CIRA (who?) comes to
town
by Alan Zisman (c) 2003 First published in
Columbia Journal
, May 2003
On February 27th, CIRA
came to town. The visit to Vancouver
of the board of the Canadian Internet Registration Authority didn’t get
as much publicity as the visit of members of the International Olympic
Committee a week later.
CIRA is a quasi-governmental
organization mandated that oversees Canada’s
dot-CA domain. Initially, anyone wanting a .ca Internet presence
contacted a volunteer committee, led by UBC’s John Demco. The process
was free, quick and informal. As the Internet grew, the demand for .ca
addresses grew as well, outstripping what a small group of volunteers
could easily deal with.
CIRA was established with support
from Industry Canada
(a federal governmental agency with a seat on CIRA’s board). A network
of commercial domain registration services sprung up—if you want to get
a .ca address, you contact one to act on your behalf. Annual
registration fees are split between CIRA and your registrar. (You can
get a list of registrars from www.cira.ca).
CIRA’s board is mostly elected; 50
qualified electors are needed to nominate a candidate. Each .ca
address-holder gets one vote. Board members are from the business,
university, and social service sectors. The voting process is
cumbersome, requiring would-be voters to enter an obscure login name
and password. And though the Internet promises democracy and community,
there’s little connection between most candidates and voters, giving
voters little way to choose between candidates. Not surprisingly, voter
turn out has been pretty low.
The board came to Vancouver
to spread the gospel of .ca as the Canadian presence on the Internet,
meet the public and answer questions. A formal question and answer
session was followed by an eat, drink, and schmooze session.
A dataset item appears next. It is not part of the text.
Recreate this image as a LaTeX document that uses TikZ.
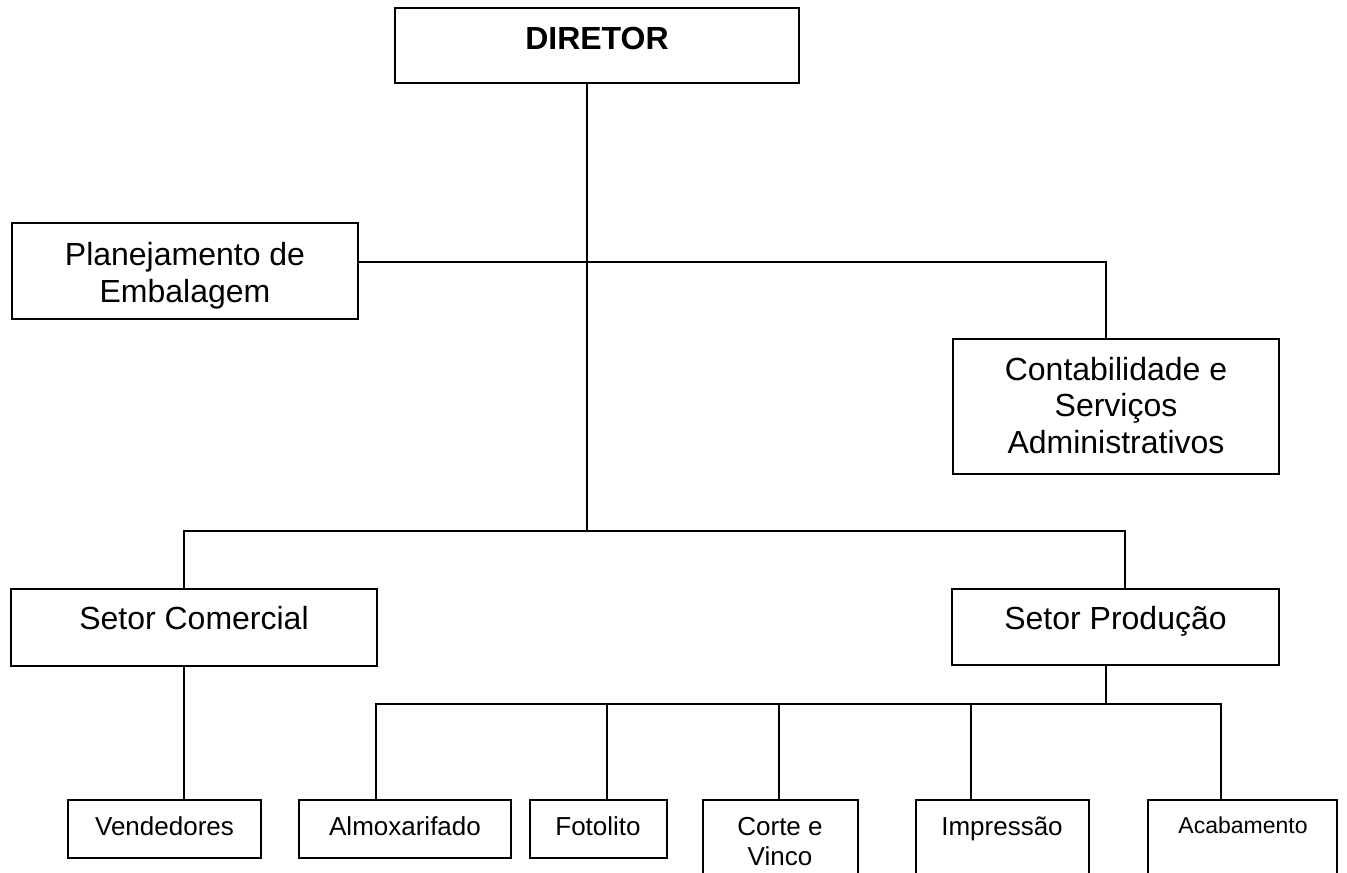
\documentclass[tikz,border=0pt]{standalone}
\usepackage{fontspec}
\setmainfont{Liberation Sans}
\usetikzlibrary{fit}
\tikzset{
  orgbox/.style={draw=black, line width=1.4pt, inner sep=0pt, fill=none},
  conn/.style={draw=black, line width=1.4pt},
  bigtxt/.style={anchor=base, inner sep=0pt, font=\fontsize{32}{37}\selectfont},
  boldtxt/.style={anchor=base, inner sep=0pt, font=\fontsize{32}{37}\selectfont\bfseries},
  smalltxt/.style={anchor=base, inner sep=0pt, font=\fontsize{26}{30}\selectfont},
  tinytxt/.style={anchor=base, inner sep=0pt, font=\fontsize{23}{27}\selectfont},
}
\begin{document}
\begin{tikzpicture}[x=1pt,y=-1pt]
\clip (0,0) rectangle (1347,873);
\fill[white] (0,0) rectangle (1347,873);
% boxes
\node[orgbox, fit={(395,8)(799,83)}] (dir) {};
\node[orgbox, fit={(12,223)(358,319)}] (plan) {};
\node[orgbox, fit={(953,339)(1279,474)}] (cont) {};
\node[orgbox, fit={(11,589)(377,666)}] (com) {};
\node[orgbox, fit={(952,589)(1279,665)}] (prod) {};
\node[orgbox, fit={(68,800)(261,858)}] (vend) {};
\node[orgbox, fit={(299,800)(511,858)}] (alm) {};
\node[orgbox, fit={(530,800)(667,858)}] (foto) {};
\node[orgbox, fit={(703,800)(858,900)}] (corte) {};
\node[orgbox, fit={(916,800)(1089,900)}] (imp) {};
\node[orgbox, fit={(1148,800)(1337,900)}] (acab) {};
% texts
\node[boldtxt] (tdir) at (597,49) {DIRETOR};
\node[bigtxt] (tplan1) at (185,265) {Planejamento de};
\node[bigtxt] (tplan2) at (185,302) {Embalagem};
\node[bigtxt] (tcont1) at (1116,380) {Contabilidade e};
\node[bigtxt] (tcont2) at (1116,416.5) {Serviços};
\node[bigtxt] (tcont3) at (1116,453) {Administrativos};
\node[bigtxt] (tcom) at (194,629) {Setor Comercial};
\node[bigtxt] (tprod) at (1115.5,629) {Setor Produção};
\node[smalltxt] (tvend) at (164.5,835) {Vendedores};
\node[smalltxt] (talm) at (405,835) {Almoxarifado};
\node[smalltxt] (tfoto) at (598,835) {Fotolito};
\node[smalltxt] (tcorte1) at (780,835) {Corte e};
\node[smalltxt] (tcorte2) at (780,865) {Vinco};
\node[smalltxt] (timp) at (1002,835) {Impressão};
\node[tinytxt] (tacab) at (1243,833) {Acabamento};
% junction coordinates
\coordinate (jd) at (587,531);
\coordinate (jp) at (1106,262);
\coordinate (bl) at (184,531);
\coordinate (br) at (1125,531);
\coordinate (pj) at (1106,704);
\coordinate (b1) at (376,704);
\coordinate (b2) at (607,704);
\coordinate (b3) at (779,704);
\coordinate (b4) at (971,704);
\coordinate (b5) at (1221,704);
% connectors
\draw[conn] (dir.south -| jd) -- (jd);
\draw[conn] (plan.east |- jp) -- (jp) -- (cont.north -| jp);
\draw[conn] (com.north -| bl) -- (bl) -- (br) -- (prod.north -| br);
\draw[conn] (com.south -| bl) -- (vend.north -| bl);
\draw[conn] (prod.south -| pj) -- (pj);
\draw[conn] (alm.north -| b1) -- (b1) -- (b5) -- (acab.north -| b5);
\draw[conn] (b2) -- (foto.north -| b2);
\draw[conn] (b3) -- (corte.north -| b3);
\draw[conn] (b4) -- (imp.north -| b4);
\end{tikzpicture}
\end{document}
Invitations were sent out to the listed reps of each local dot-ca
address.
Most of the hundred or so attending
seemed to come from local Internet domain-name registrars. I only got
to see the tail end of the Q-and-A session, but from what I saw, the
best question was the last.
“What is CIRA’s vision?” Bill
Gibbens of www.influency.com
wondered? “What does CIRA hope to do with the several million dollars
it
is collecting each year from .ca address holders? If it is just bottled
water you are selling, Canadians want more." How about, he suggested,
“providing
each Canadian with a unique IP address free of charge?”
The board’s response was
non-committal; the chair, Maureen Cubberly, suggested that people with
vision run for the board and asked how many people in the room had
voted in the last elections. (Not many, it appeared).
As visions go, this is an appealing
one. Starting in the 1960s, universal medical care became one of Canada’s
most popular social programs, one which most Canadians feel helps
define them.
Perhaps it is time for another
universal program for Canadians—giving each of us with universal access
to information and the ability to communicate with one another.
Providing each Canadian his or her own Internet address would be a big
step towards making this happen. This address, (the series of numbers
like 204.174.223.9 that lie behind more recognizable domain names like
‘columbiajournal.ca’) could turn into a universal phone number, making
each of us accessible anywhere in the world, via this single number.
Take it one step further: provide
the equivalent of universal health care to all of these IP addresses.
The technology already exists to keep these addresses nearly free of
e-mail spam and viruses. Such services are used now mainly by large
corporations and organizations. While not perfect, they work pretty
well, far better than the software sold to individual users.
This could be a universal program
for the new millennium, something as distinctly Canadian as universal
medicare.
Idealistic, sure. So was universal
medicare when first proposed. And like medicare, it won’t happen unless
people start organizing and demanding it. If you’ve got a .ca Internet
address, check out the candidates for CIRA’s June election.